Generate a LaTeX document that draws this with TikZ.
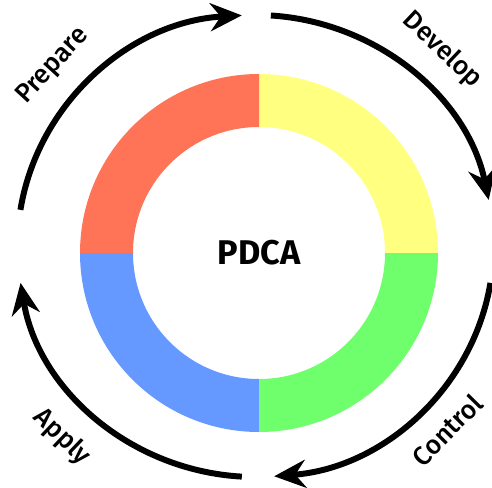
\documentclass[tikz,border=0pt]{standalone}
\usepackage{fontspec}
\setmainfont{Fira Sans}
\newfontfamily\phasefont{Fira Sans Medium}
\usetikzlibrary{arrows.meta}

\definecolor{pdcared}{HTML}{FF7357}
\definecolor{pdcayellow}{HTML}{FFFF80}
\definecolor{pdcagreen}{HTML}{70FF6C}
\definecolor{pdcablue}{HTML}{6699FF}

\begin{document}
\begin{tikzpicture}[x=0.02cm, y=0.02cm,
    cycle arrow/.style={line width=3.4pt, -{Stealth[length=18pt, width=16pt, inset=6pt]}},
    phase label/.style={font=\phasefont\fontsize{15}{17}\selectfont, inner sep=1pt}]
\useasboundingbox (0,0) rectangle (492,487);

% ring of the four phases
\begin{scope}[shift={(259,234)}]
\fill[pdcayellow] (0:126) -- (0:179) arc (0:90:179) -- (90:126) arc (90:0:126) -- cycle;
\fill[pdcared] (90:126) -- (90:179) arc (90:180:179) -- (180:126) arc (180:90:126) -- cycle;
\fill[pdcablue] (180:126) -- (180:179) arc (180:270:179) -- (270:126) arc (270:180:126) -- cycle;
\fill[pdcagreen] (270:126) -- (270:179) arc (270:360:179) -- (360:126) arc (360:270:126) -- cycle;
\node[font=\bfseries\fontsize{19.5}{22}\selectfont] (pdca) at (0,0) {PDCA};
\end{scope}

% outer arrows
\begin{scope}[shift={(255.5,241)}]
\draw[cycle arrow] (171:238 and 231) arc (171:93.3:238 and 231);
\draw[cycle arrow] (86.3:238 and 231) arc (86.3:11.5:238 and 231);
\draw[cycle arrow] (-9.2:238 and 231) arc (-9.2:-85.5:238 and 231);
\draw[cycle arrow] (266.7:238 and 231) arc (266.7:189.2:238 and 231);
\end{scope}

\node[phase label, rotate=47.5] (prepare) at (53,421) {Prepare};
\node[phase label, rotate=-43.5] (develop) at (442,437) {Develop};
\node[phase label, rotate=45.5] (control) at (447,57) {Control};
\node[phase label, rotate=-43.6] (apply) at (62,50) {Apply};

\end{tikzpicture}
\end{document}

Work required: Skip every picture and transcribe the data above exactly.

Answer to this exercise:
Generate a LaTeX document that draws this with TikZ.
\documentclass[tikz,border=0pt]{standalone}
\usepackage{fontspec}
\setmainfont{Fira Sans}
\newfontfamily\phasefont{Fira Sans Medium}
\usetikzlibrary{arrows.meta}

\definecolor{pdcared}{HTML}{FF7357}
\definecolor{pdcayellow}{HTML}{FFFF80}
\definecolor{pdcagreen}{HTML}{70FF6C}
\definecolor{pdcablue}{HTML}{6699FF}

\begin{document}
\begin{tikzpicture}[x=0.02cm, y=0.02cm,
    cycle arrow/.style={line width=3.4pt, -{Stealth[length=18pt, width=16pt, inset=6pt]}},
    phase label/.style={font=\phasefont\fontsize{15}{17}\selectfont, inner sep=1pt}]
\useasboundingbox (0,0) rectangle (492,487);

% ring of the four phases
\begin{scope}[shift={(259,234)}]
\fill[pdcayellow] (0:126) -- (0:179) arc (0:90:179) -- (90:126) arc (90:0:126) -- cycle;
\fill[pdcared] (90:126) -- (90:179) arc (90:180:179) -- (180:126) arc (180:90:126) -- cycle;
\fill[pdcablue] (180:126) -- (180:179) arc (180:270:179) -- (270:126) arc (270:180:126) -- cycle;
\fill[pdcagreen] (270:126) -- (270:179) arc (270:360:179) -- (360:126) arc (360:270:126) -- cycle;
\node[font=\bfseries\fontsize{19.5}{22}\selectfont] (pdca) at (0,0) {PDCA};
\end{scope}

% outer arrows
\begin{scope}[shift={(255.5,241)}]
\draw[cycle arrow] (171:238 and 231) arc (171:93.3:238 and 231);
\draw[cycle arrow] (86.3:238 and 231) arc (86.3:11.5:238 and 231);
\draw[cycle arrow] (-9.2:238 and 231) arc (-9.2:-85.5:238 and 231);
\draw[cycle arrow] (266.7:238 and 231) arc (266.7:189.2:238 and 231);
\end{scope}

\node[phase label, rotate=47.5] (prepare) at (53,421) {Prepare};
\node[phase label, rotate=-43.5] (develop) at (442,437) {Develop};
\node[phase label, rotate=45.5] (control) at (447,57) {Control};
\node[phase label, rotate=-43.6] (apply) at (62,50) {Apply};

\end{tikzpicture}
\end{document}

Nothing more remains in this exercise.